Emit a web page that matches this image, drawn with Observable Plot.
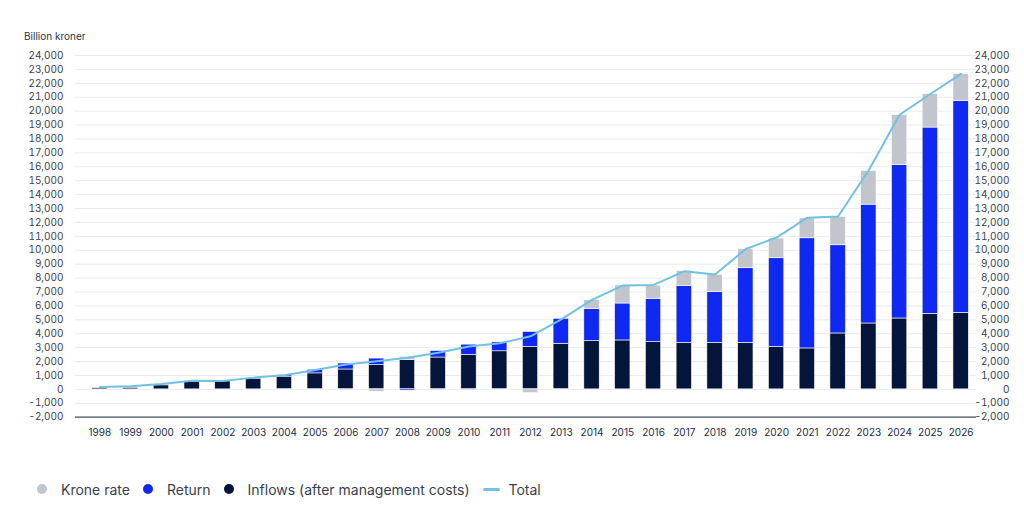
<!DOCTYPE html>
<html>
<head>
<meta charset="utf-8">
<script src="https://cdn.jsdelivr.net/npm/d3@7"></script>
<script src="https://cdn.jsdelivr.net/npm/@observablehq/plot@0.6"></script>
<style>
  html, body { margin: 0; padding: 0; background: #fff; }
  body { width: 1024px; height: 523px; position: relative; font-family: Inter, "Noto Sans", sans-serif; overflow: hidden; }
  #unit { position: absolute; left: 24px; top: 30px; font-size: 10px; color: #2b3245; }
  #chart { position: absolute; left: 0; top: 48px; }
  #legend { position: absolute; left: 37px; top: 479px; display: flex; align-items: center; font-size: 14px; color: #3a3f4c; }
  .sw { width: 10px; height: 10px; border-radius: 50%; margin-right: 14px; }
  .item { display: flex; align-items: center; margin-right: 13px; height: 20px; }
  .ln { width: 17px; height: 3px; border-radius: 2px; margin-right: 9px; }
</style>
</head>
<body>
<div id="unit">Billion kroner</div>
<div id="chart"></div>
<div id="legend"></div>
<script>
const years = [1998,1999,2000,2001,2002,2003,2004,2005,2006,2007,2008,2009,2010,2011,2012,2013,2014,2015,2016,2017,2018,2019,2020,2021,2022,2023,2024,2025,2026];
const inflows = [110,120,290,550,580,770,915,1150,1430,1740,2120,2290,2476,2738,3050,3278,3469,3517,3397,3349,3349,3349,3062,2943,4019,4737,5096,5431,5502];
const returns = [30,60,60,30,20,60,110,260,430,474,-90,470,738,643,1080,1794,2297,2655,3110,4091,3637,5359,6364,7918,6340,8541,11028,13389,15236];
const krone = [30,40,30,30,10,15,-10,-10,-76,-170,230,-80,-80,-60,-270,-30,645,1292,957,1077,1244,1364,1411,1436,2033,2416,3583,2398,1943];
const total = [172,222,386,614,609,845,1016,1399,1784,2019,2275,2640,3077,3312,3816,5038,6431,7475,7510,8488,8256,10088,10914,12340,12429,15765,19742,21230,22681];
const yTicks = [-2000,-1000,0,1000,2000,3000,4000,5000,6000,7000,8000,9000,10000,11000,12000,13000,14000,15000,16000,17000,18000,19000,20000,21000,22000,23000,24000];
const seriesNames = ["Krone rate", "Return", "Inflows (after management costs)"];
const seriesColors = ["#c3c5cc", "#0f28f2", "#03153b"];
const lineName = "Total";
const lineColor = "#72c1e3";

const rows = years.flatMap((yr, i) => [
  {year: yr, series: seriesNames[2], value: inflows[i]},
  {year: yr, series: seriesNames[1], value: returns[i]},
  {year: yr, series: seriesNames[0], value: krone[i]}
]);
const totals = years.map((yr, i) => ({year: yr, total: total[i]}));
const fmt = d => (d < 0 ? "-" : "") + d3.format(",")(Math.abs(d));

const chart = Plot.plot({
  width: 1024,
  height: 402,
  marginTop: 7,
  marginBottom: 33.3,
  marginLeft: 75,
  marginRight: 48,
  style: {fontFamily: "Inter, sans-serif", background: "transparent"},
  x: {type: "band", domain: years, paddingInner: 0.5, paddingOuter: 0.25, insetLeft: 9, round: false},
  y: {domain: [-2000, 24000]},
  color: {domain: seriesNames, range: seriesColors},
  marks: [
    Plot.ruleY(yTicks.filter(t => t > -2000), {stroke: "#ebecef", strokeWidth: 1}),
    Plot.barY(rows, {x: "year", y: "value", fill: "series", stroke: "#ffffff", strokeWidth: 0.6}),
    Plot.line(totals, {x: "year", y: "total", stroke: lineColor, strokeWidth: 2}),
    Plot.ruleY([-2000], {stroke: "#3e4862", strokeWidth: 1.3}),
    Plot.axisY({anchor: "left", ticks: yTicks, tickSize: 0, tickPadding: 12, tickFormat: fmt, fontSize: 10, fill: "#3a4056", label: null}),
    Plot.axisY({anchor: "right", ticks: yTicks, tickSize: 0, tickPadding: 33, textAnchor: "end", tickFormat: fmt, fontSize: 10, fill: "#3a4056", label: null}),
    Plot.axisX({tickSize: 0, tickPadding: 12, tickFormat: d => String(d), fontSize: 10, fill: "#222b45", label: null})
  ]
});
document.getElementById("chart").appendChild(chart);

const legend = document.getElementById("legend");
seriesNames.forEach((n, i) => {
  const it = document.createElement("div");
  it.className = "item";
  it.innerHTML = `<span class="sw" style="background:${seriesColors[i]}"></span><span>${n}</span>`;
  legend.appendChild(it);
});
const li = document.createElement("div");
li.className = "item";
li.innerHTML = `<span class="ln" style="background:${lineColor}"></span><span>${lineName}</span>`;
legend.appendChild(li);
</script>
</body>
</html>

• _What is being asked_: Give all the lines above again, character for character, without pictures.

• _Exercise answer_:
Emit a web page that matches this image, drawn with Observable Plot.
<!DOCTYPE html>
<html>
<head>
<meta charset="utf-8">
<script src="https://cdn.jsdelivr.net/npm/d3@7"></script>
<script src="https://cdn.jsdelivr.net/npm/@observablehq/plot@0.6"></script>
<style>
  html, body { margin: 0; padding: 0; background: #fff; }
  body { width: 1024px; height: 523px; position: relative; font-family: Inter, "Noto Sans", sans-serif; overflow: hidden; }
  #unit { position: absolute; left: 24px; top: 30px; font-size: 10px; color: #2b3245; }
  #chart { position: absolute; left: 0; top: 48px; }
  #legend { position: absolute; left: 37px; top: 479px; display: flex; align-items: center; font-size: 14px; color: #3a3f4c; }
  .sw { width: 10px; height: 10px; border-radius: 50%; margin-right: 14px; }
  .item { display: flex; align-items: center; margin-right: 13px; height: 20px; }
  .ln { width: 17px; height: 3px; border-radius: 2px; margin-right: 9px; }
</style>
</head>
<body>
<div id="unit">Billion kroner</div>
<div id="chart"></div>
<div id="legend"></div>
<script>
const years = [1998,1999,2000,2001,2002,2003,2004,2005,2006,2007,2008,2009,2010,2011,2012,2013,2014,2015,2016,2017,2018,2019,2020,2021,2022,2023,2024,2025,2026];
const inflows = [110,120,290,550,580,770,915,1150,1430,1740,2120,2290,2476,2738,3050,3278,3469,3517,3397,3349,3349,3349,3062,2943,4019,4737,5096,5431,5502];
const returns = [30,60,60,30,20,60,110,260,430,474,-90,470,738,643,1080,1794,2297,2655,3110,4091,3637,5359,6364,7918,6340,8541,11028,13389,15236];
const krone = [30,40,30,30,10,15,-10,-10,-76,-170,230,-80,-80,-60,-270,-30,645,1292,957,1077,1244,1364,1411,1436,2033,2416,3583,2398,1943];
const total = [172,222,386,614,609,845,1016,1399,1784,2019,2275,2640,3077,3312,3816,5038,6431,7475,7510,8488,8256,10088,10914,12340,12429,15765,19742,21230,22681];
const yTicks = [-2000,-1000,0,1000,2000,3000,4000,5000,6000,7000,8000,9000,10000,11000,12000,13000,14000,15000,16000,17000,18000,19000,20000,21000,22000,23000,24000];
const seriesNames = ["Krone rate", "Return", "Inflows (after management costs)"];
const seriesColors = ["#c3c5cc", "#0f28f2", "#03153b"];
const lineName = "Total";
const lineColor = "#72c1e3";

const rows = years.flatMap((yr, i) => [
  {year: yr, series: seriesNames[2], value: inflows[i]},
  {year: yr, series: seriesNames[1], value: returns[i]},
  {year: yr, series: seriesNames[0], value: krone[i]}
]);
const totals = years.map((yr, i) => ({year: yr, total: total[i]}));
const fmt = d => (d < 0 ? "-" : "") + d3.format(",")(Math.abs(d));

const chart = Plot.plot({
  width: 1024,
  height: 402,
  marginTop: 7,
  marginBottom: 33.3,
  marginLeft: 75,
  marginRight: 48,
  style: {fontFamily: "Inter, sans-serif", background: "transparent"},
  x: {type: "band", domain: years, paddingInner: 0.5, paddingOuter: 0.25, insetLeft: 9, round: false},
  y: {domain: [-2000, 24000]},
  color: {domain: seriesNames, range: seriesColors},
  marks: [
    Plot.ruleY(yTicks.filter(t => t > -2000), {stroke: "#ebecef", strokeWidth: 1}),
    Plot.barY(rows, {x: "year", y: "value", fill: "series", stroke: "#ffffff", strokeWidth: 0.6}),
    Plot.line(totals, {x: "year", y: "total", stroke: lineColor, strokeWidth: 2}),
    Plot.ruleY([-2000], {stroke: "#3e4862", strokeWidth: 1.3}),
    Plot.axisY({anchor: "left", ticks: yTicks, tickSize: 0, tickPadding: 12, tickFormat: fmt, fontSize: 10, fill: "#3a4056", label: null}),
    Plot.axisY({anchor: "right", ticks: yTicks, tickSize: 0, tickPadding: 33, textAnchor: "end", tickFormat: fmt, fontSize: 10, fill: "#3a4056", label: null}),
    Plot.axisX({tickSize: 0, tickPadding: 12, tickFormat: d => String(d), fontSize: 10, fill: "#222b45", label: null})
  ]
});
document.getElementById("chart").appendChild(chart);

const legend = document.getElementById("legend");
seriesNames.forEach((n, i) => {
  const it = document.createElement("div");
  it.className = "item";
  it.innerHTML = `<span class="sw" style="background:${seriesColors[i]}"></span><span>${n}</span>`;
  legend.appendChild(it);
});
const li = document.createElement("div");
li.className = "item";
li.innerHTML = `<span class="ln" style="background:${lineColor}"></span><span>${lineName}</span>`;
legend.appendChild(li);
</script>
</body>
</html>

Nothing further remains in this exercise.